Maybe the one in Hell asks for specific dates, credit card numbers, etc.
And note that the one for Heaven is on a clipboard. The one in Hell is on-line, which sounds much better — they don't have a box of golf pencils on the counter — until you notice that the bar at the top which tells how far you've gotten in the process is calibrated for Eternity and never actually moves.

And, speaking of infernal systems, I'm not convinced Keef understands how the business works.
Regular printer companies don't sell printers. They sell ink. The printers are simply the tools with which people piss away the ink so that they need to buy more.
Similarly, I would assume that 3D printer companies are in the business of selling … goop. Whatever you call the plastic stuff that goes in them.
Nobody in a Gold Rush gets rich by finding gold. The guys who get rich in a Gold Rush do so by selling shovels and maps.

And, in today's Buckets, Greg Cravens suggests that you can simply figure it all out from the comfort of your Barcalounger, if you apply a little thought to what you're seeing.
And, y'know, strip away all the fun, romance and intrigue.
There should be a Spoilsport Index, with simple practicality — the money is in the goop, not the printer — at the bottom, and true, nasty spoilsporting like this much closer to the top.
Then again, there is spoilsporting and there is media literacy, and, while you don't have to blurt out the truth about Santa and the Easter Bunny as soon as they enter your kid's consciousness, there is a point where you have to set the little tyke straight, for his own future and that of the nation.

Particularly when, as today's Andertoons suggests, there are so many predators poised to exploit your kids, and you.
A few Paperbag Princesses and Fiona Shreks sneak through the net, but there is a huge industry based on the idea that you can still have all the fantasy benefits of being beautiful and privileged and superficially special, as long as you maintain that cocked-eyebrow consciousness with which Pixar artists offset the insipid generic sameness of their female characters.
There was, initially, a lot of fury when feminism was co-opted by Virginia Slims, though it seemed equally divided over the preservation of the super-skinny super-model image, the encouragement to tempt cancer and the trivialization of women's history.
We seem to have gotten over it.

We've gotten over a lot of things that required you to look behind the curtain.
Donald Trump has been repeatedly attacked for having taken a student deferment when he was a student, which, at the time, was simply what about a third of young men in that age group did but which now turns out to have been draft-dodging.
That would likely come as news to the many who, following graduation, went into the armed forces and served, like Lt.
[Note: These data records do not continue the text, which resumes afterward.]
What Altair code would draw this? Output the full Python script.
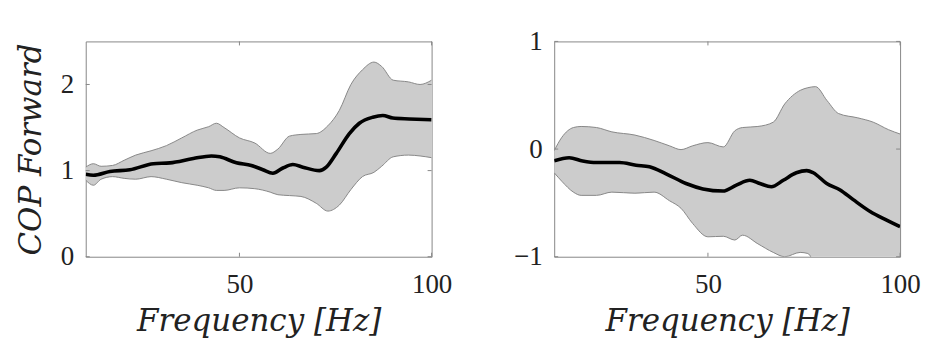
import altair as alt
import pandas as pd

# ---------------- data ----------------
# Left panel (COP Forward)
L_mean_x = [10, 12, 16.3, 21.5, 27.6, 31.9, 38, 42.7, 44.9, 49.2, 53.1, 56.1, 58.7, 61.3, 63.9,
            66.5, 70.8, 72.6, 75.2, 78.6, 81.2, 84.7, 87.3, 89.9, 94.2, 100]
L_mean_y = [0.958, 0.946, 0.99, 1.01, 1.08, 1.09, 1.14, 1.17, 1.16, 1.09, 1.06, 1.01, 0.97, 1.03, 1.07,
            1.04, 1.00, 1.04, 1.20, 1.43, 1.55, 1.62, 1.64, 1.61, 1.60, 1.59]
L_band_x = [10, 12, 14, 17, 20, 23, 27, 31, 35, 39, 42, 44, 46, 50, 54, 58, 60, 63, 66, 70,
            73, 76, 79, 82, 85, 87, 90, 94, 97, 100]
L_hi = [1.04, 1.08, 1.05, 1.06, 1.12, 1.18, 1.23, 1.29, 1.38, 1.47, 1.51, 1.55, 1.50, 1.38, 1.32,
        1.20, 1.25, 1.40, 1.42, 1.43, 1.52, 1.70, 2.00, 2.17, 2.26, 2.21, 2.05, 2.03, 2.00, 2.05]
L_lo = [0.89, 0.83, 0.90, 0.93, 0.91, 0.90, 0.93, 0.90, 0.86, 0.83, 0.80, 0.77, 0.77, 0.80, 0.79,
        0.75, 0.72, 0.71, 0.70, 0.62, 0.53, 0.60, 0.78, 0.93, 0.98, 1.05, 1.16, 1.18, 1.17, 1.15]

# Right panel
R_mean_x = [10, 13.9, 17.4, 20.9, 27, 31.3, 34.8, 39.1, 44.3, 48.7, 53.9, 57.4, 60.9, 63.5, 66.5,
            69.6, 73, 75.7, 77.4, 80.9, 84.4, 87.8, 92.2, 96.5, 100]
R_mean_y = [-0.11, -0.08, -0.11, -0.125, -0.125, -0.15, -0.165, -0.23, -0.32, -0.37, -0.39, -0.335,
            -0.29, -0.32, -0.35, -0.29, -0.22, -0.20, -0.22, -0.32, -0.38, -0.47, -0.58, -0.66, -0.72]
R_band_x = [10, 12, 15, 17, 21, 25, 31, 36, 40, 43, 46, 50, 54, 57, 59, 63, 67, 70, 74, 76, 78,
            81, 84, 89, 93, 97, 100]
R_hi = [-0.015, 0.11, 0.20, 0.21, 0.20, 0.16, 0.13, 0.08, 0.03, -0.005, 0.03, 0.06, 0.02, 0.17, 0.20,
        0.21, 0.25, 0.42, 0.545, 0.57, 0.58, 0.45, 0.33, 0.29, 0.25, 0.18, 0.14]
R_lo = [-0.22, -0.30, -0.40, -0.43, -0.43, -0.40, -0.41, -0.40, -0.48, -0.55, -0.69, -0.815, -0.81,
        -0.845, -0.80, -0.88, -0.96, -1.0, -0.96, -0.97, -1.08, -1.15, -1.2, -1.25, -1.3, -1.3, -1.3]

X_TICKS = [50, 100]
L_Y_TICKS = [0, 1, 2]
R_Y_TICKS = [-1, 0, 1]

W, H = 347, 216
BOX = "#888888"
FILL = "#cccccc"
TXT = "#222222"
INTERP = "monotone"


def panel(mx, my, bx, hi, lo, ydom, yticks, ytitle):
    mean = pd.DataFrame({"x": mx, "y": my})
    band = pd.DataFrame({"x": bx, "hi": hi, "lo": lo})
    xs = alt.Scale(domain=[10, 100], nice=False, zero=False)
    ys = alt.Scale(domain=ydom, nice=False, zero=False)
    xaxis = alt.Axis(values=X_TICKS, format=".0f", title="Frequency [Hz]",
                     labelPadding=15, titlePadding=9)
    yaxis = alt.Axis(values=yticks, format=".0f", title=ytitle if ytitle else "",
                     labelPadding=12, titlePadding=13)

    area = alt.Chart(band).mark_area(color=FILL, opacity=1, clip=True, interpolate=INTERP).encode(
        x=alt.X("x:Q", scale=xs, axis=xaxis),
        y=alt.Y("hi:Q", scale=ys, axis=yaxis),
        y2="lo:Q",
    )
    edge_hi = alt.Chart(band).mark_line(color=BOX, strokeWidth=1, clip=True, interpolate=INTERP).encode(
        x=alt.X("x:Q", scale=xs, axis=xaxis), y=alt.Y("hi:Q", scale=ys, axis=yaxis))
    edge_lo = alt.Chart(band).mark_line(color=BOX, strokeWidth=1, clip=True, interpolate=INTERP).encode(
        x=alt.X("x:Q", scale=xs, axis=xaxis), y=alt.Y("lo:Q", scale=ys, axis=yaxis))
    line = alt.Chart(mean).mark_line(color="black", strokeWidth=3.6, clip=True, interpolate=INTERP).encode(
        x=alt.X("x:Q", scale=xs, axis=xaxis), y=alt.Y("y:Q", scale=ys, axis=yaxis))

    xt = pd.DataFrame({"t": X_TICKS})
    yt = pd.DataFrame({"t": yticks})
    tick_top = alt.Chart(xt).mark_rule(color=BOX, strokeWidth=1).encode(
        x=alt.X("t:Q", scale=xs, axis=xaxis), y=alt.value(0), y2=alt.value(4))
    tick_bot = alt.Chart(xt).mark_rule(color=BOX, strokeWidth=1).encode(
        x=alt.X("t:Q", scale=xs, axis=xaxis), y=alt.value(H - 4), y2=alt.value(H))
    tick_l = alt.Chart(yt).mark_rule(color=BOX, strokeWidth=1).encode(
        y=alt.Y("t:Q", scale=ys, axis=yaxis), x=alt.value(0), x2=alt.value(4))
    tick_r = alt.Chart(yt).mark_rule(color=BOX, strokeWidth=1).encode(
        y=alt.Y("t:Q", scale=ys, axis=yaxis), x=alt.value(W - 4), x2=alt.value(W))

    return alt.layer(area, edge_hi, edge_lo, line, tick_top, tick_bot, tick_l, tick_r).properties(
        width=W, height=H)


left = panel(L_mean_x, L_mean_y, L_band_x, L_hi, L_lo, [0, 2.5], L_Y_TICKS, "COP Forward")
right = panel(R_mean_x, R_mean_y, R_band_x, R_hi, R_lo, [-1, 1], R_Y_TICKS, None)

chart = alt.hconcat(left, right, spacing=60).properties(
    padding={"left": 15, "top": 26, "right": 5, "bottom": 5},
    background="white",
).configure_view(
    stroke=BOX, strokeWidth=1
).configure_axis(
    domain=False, ticks=False, grid=False,
    labelFont="'Liberation Serif', serif", labelFontSize=27, labelColor=TXT,
    labelOverlap=False, labelBound=False, labelFlush=False,
    titleFont="'DejaVu Serif', serif", titleFontStyle="italic", titleFontWeight="normal",
    titleFontSize=31, titleColor=TXT,
)

chart.save("out.html", embed_options={"renderer": "svg", "actions": False})
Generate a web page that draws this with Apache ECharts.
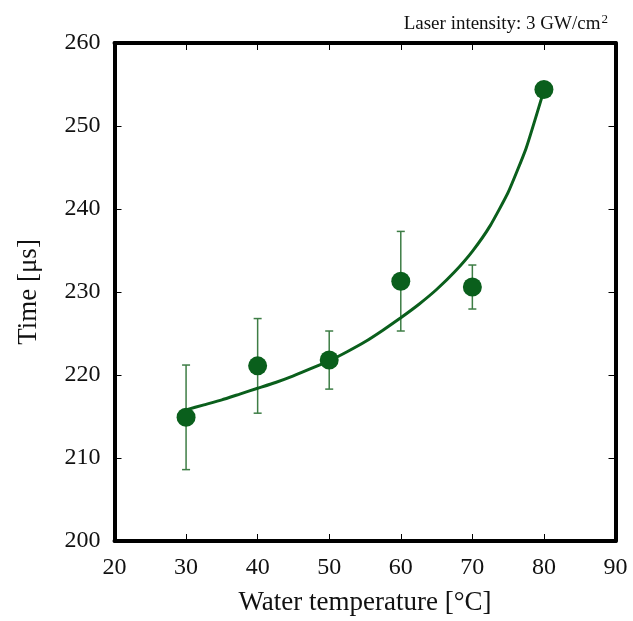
<!DOCTYPE html>
<html>
<head>
<meta charset="utf-8">
<script src="https://cdn.jsdelivr.net/npm/echarts@6/dist/echarts.min.js"></script>
<style>html,body{margin:0;padding:0;background:#fff}#c{width:633px;height:621px}</style>
</head>
<body>
<div id="c"></div>
<script>
// Measured data
const temps = [30, 40, 50, 60, 70, 80];
const times = [214.9, 221.1, 221.8, 231.3, 230.6, 254.4];
const errors = [6.3, 5.7, 3.5, 6.0, 2.65, 0];
// Fitted curve
const fitX = [30, 32.5, 35, 37.5, 40, 42.5, 45, 47.5, 50, 52.5, 55, 57.5, 60, 62.5, 65, 67.5, 70, 72.5, 75, 77.5, 80];
const fitY = [215.8, 216.4, 217.0, 217.7, 218.4, 219.1, 219.9, 220.8, 221.7, 222.8, 224.0, 225.4, 226.9, 228.5, 230.3, 232.4, 234.9, 238.0, 242.0, 247.3, 254.3];
const xTicks = [20, 30, 40, 50, 60, 70, 80, 90];
const yTicks = [200, 210, 220, 230, 240, 250, 260];

const green = '#0a5f1c';
const errColor = '#3d7d45';
const font = 'Liberation Serif';

const chart = echarts.init(document.getElementById('c'), null, {renderer: 'canvas'});

const baseX = {
  type: 'value', min: xTicks[0], max: xTicks[xTicks.length - 1], interval: 10,
  splitLine: {show: false},
  axisLine: {show: true, onZero: false, lineStyle: {color: '#000', width: 4}},
  axisTick: {show: true, inside: true, length: 7, lineStyle: {color: '#000', width: 1}}
};
const baseY = {
  type: 'value', min: yTicks[0], max: yTicks[yTicks.length - 1], interval: 10,
  splitLine: {show: false},
  axisLine: {show: true, onZero: false, lineStyle: {color: '#000', width: 4}},
  axisTick: {show: true, inside: true, length: 7, lineStyle: {color: '#000', width: 1}}
};

chart.setOption({
  animation: false,
  backgroundColor: '#fff',
  title: {
    text: '{a|Laser intensity: 3 GW/cm}{s|2}',
    right: 20, top: 8,
    textStyle: {
      fontWeight: 'normal',
      rich: {
        a: {fontFamily: font, fontSize: 19, fontWeight: 'normal', color: '#111', verticalAlign: 'bottom'},
        s: {fontFamily: font, fontSize: 13, fontWeight: 'normal', color: '#111', verticalAlign: 'top', padding: [0, 0, 8, 1]}
      }
    }
  },
  grid: {left: 114.5, right: 17.5, top: 43, bottom: 75.5, containLabel: false},
  xAxis: [
    Object.assign({}, baseX, {
      position: 'bottom',
      name: 'Water temperature [°C]', nameLocation: 'middle', nameGap: 48,
      nameTextStyle: {fontFamily: font, fontSize: 27, color: '#111'},
      axisLabel: {fontFamily: font, fontSize: 24, color: '#111', margin: 15}
    }),
    Object.assign({}, baseX, {position: 'top', axisLabel: {show: false}})
  ],
  yAxis: [
    Object.assign({}, baseY, {
      position: 'left',
      name: 'Time [μs]', nameLocation: 'middle', nameGap: 72,
      nameTextStyle: {fontFamily: font, fontSize: 27, color: '#111'},
      axisLabel: {fontFamily: font, fontSize: 24, color: '#111', margin: 14}
    }),
    Object.assign({}, baseY, {position: 'right', axisLabel: {show: false}})
  ],
  series: [
    {
      type: 'line',
      data: fitX.map((x, i) => [x, fitY[i]]),
      smooth: 0.15,
      showSymbol: false,
      lineStyle: {color: green, width: 3},
      z: 2
    },
    {
      type: 'custom',
      data: temps.map((x, i) => [x, times[i], errors[i]]),
      renderItem: function (params, api) {
        const x = api.value(0), y = api.value(1), e = api.value(2);
        if (!e) return null;
        const top = api.coord([x, y + e]);
        const bot = api.coord([x, y - e]);
        const hw = 4;
        const style = {stroke: errColor, lineWidth: 1.5};
        return {
          type: 'group',
          children: [
            {type: 'line', shape: {x1: top[0], y1: top[1], x2: bot[0], y2: bot[1]}, style: style},
            {type: 'line', shape: {x1: top[0] - hw, y1: top[1], x2: top[0] + hw, y2: top[1]}, style: style},
            {type: 'line', shape: {x1: bot[0] - hw, y1: bot[1], x2: bot[0] + hw, y2: bot[1]}, style: style}
          ]
        };
      },
      z: 1
    },
    {
      type: 'scatter',
      data: temps.map((x, i) => [x, times[i]]),
      symbol: 'circle',
      symbolSize: 19,
      itemStyle: {color: green, opacity: 1},
      z: 3
    }
  ]
});
</script>
</body>
</html>
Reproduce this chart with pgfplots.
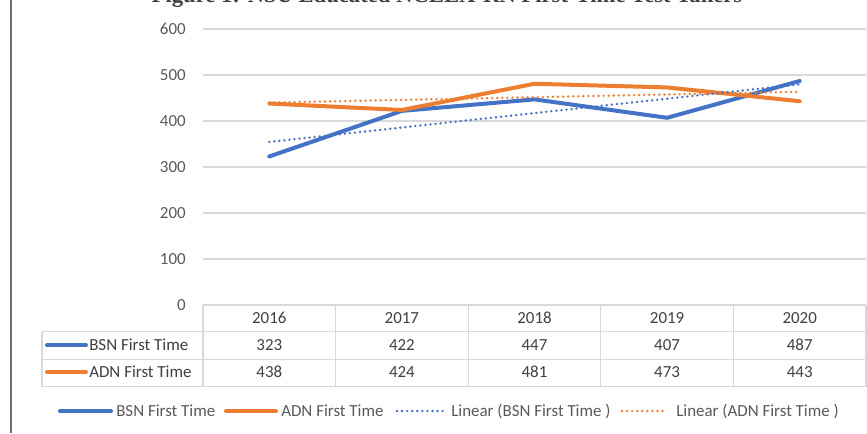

Jeff Danziger who racked up a Bronze Star and an Air Medal in Vietnam.
And who might possibly have given Trump a pass on the Bad History issue of "taking four student deferments" if the damn fool had simply kept his mouth shut.
Someone once said of Andrew Jackson that, when ol' Andy talks about hangin', you'd better start lookin' for rope. Well, when the topic is Vietnam, don't expect to get a lot of slack from Jeff Danziger.
Juxtaposition of the Today I Settle All Family Business
Today's comics section seems to include a lot of clean-up work and clearing of decks over at King Features.
Probably a good time to add some strips to your daily menu, since renewal appears to be on the not-too-distant horizon for this crew and who knows what other strips?